Desde este otro rincón, ¿qué podemos hacer? Lo primero es poner en cuestión la sed de venganza de la dirigencia israelí y su nada velada política genocida. Con obstinación, hemos de insistir en los límites de la legítima defensa, y reafirmar el deber de proporcionalidad y la distinción entre civiles y combatientes, columnas vertebrales del derecho aplicable a todos los conflictos armados. Con la misma obstinación, hemos de exigirle a Hamás la liberación incondicional de los rehenes en su poder y el fin de los ataques terroristas contra la población de Israel.

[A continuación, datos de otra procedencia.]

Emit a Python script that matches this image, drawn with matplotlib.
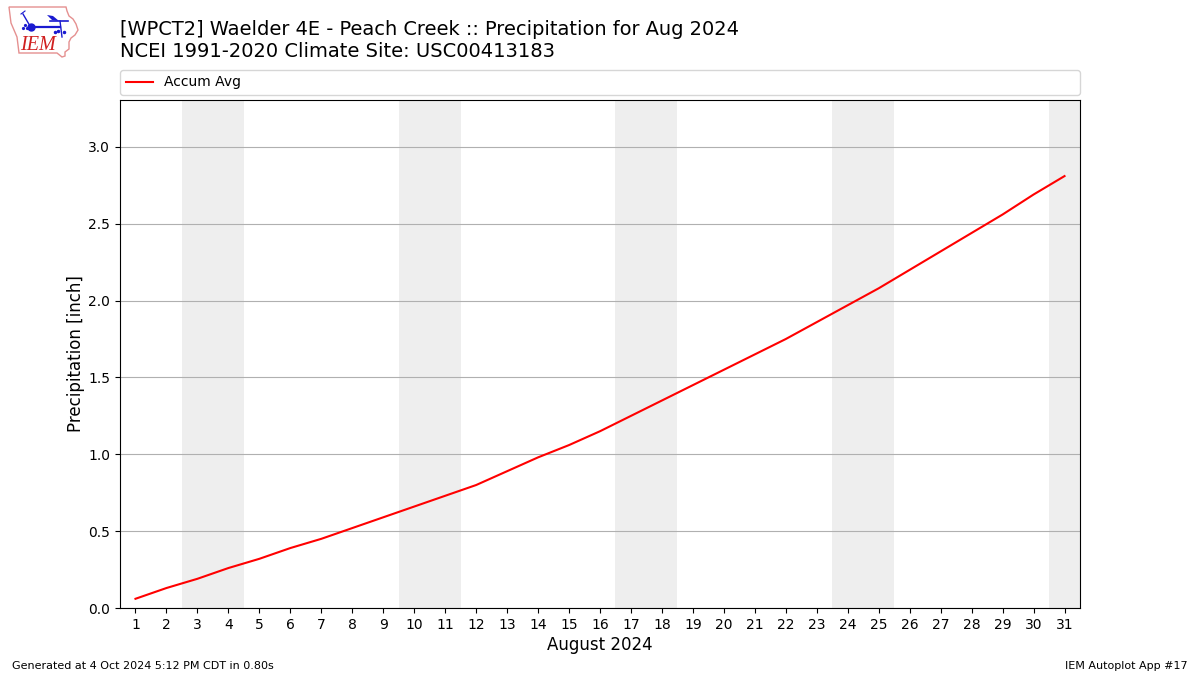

Las palabras, sin acciones que las acompañen, se las lleva el viento. Es preciso también ponerle presión a todas las partes para que se sienten a negociar un acuerdo de paz. Esto quiere decir poner en marcha una radical política de no cooperación, por limitada que sea, en todas las esferas posibles, hacia cualquier persona que justifique las atrocidades que, de lado y lado, hoy se están cometiendo. Dicho de otro modo, es necesario rechazar en todos los planos a quienes justifican la barbarie, aunque se disfracen o no de civilización. Sin embargo, es crucial subrayar lo siguiente. En esta política activa de condena de la barbarie, no podemos tomarnos la justicia en nuestras manos ni exacerbar el odio con generalizaciones abusivas hacia ninguna de las partes. De otro modo, por acción o por omisión, podríamos terminar por hacernos cómplices de la más inaudita e insensata espiral del terror en la historia reciente de la humanidad.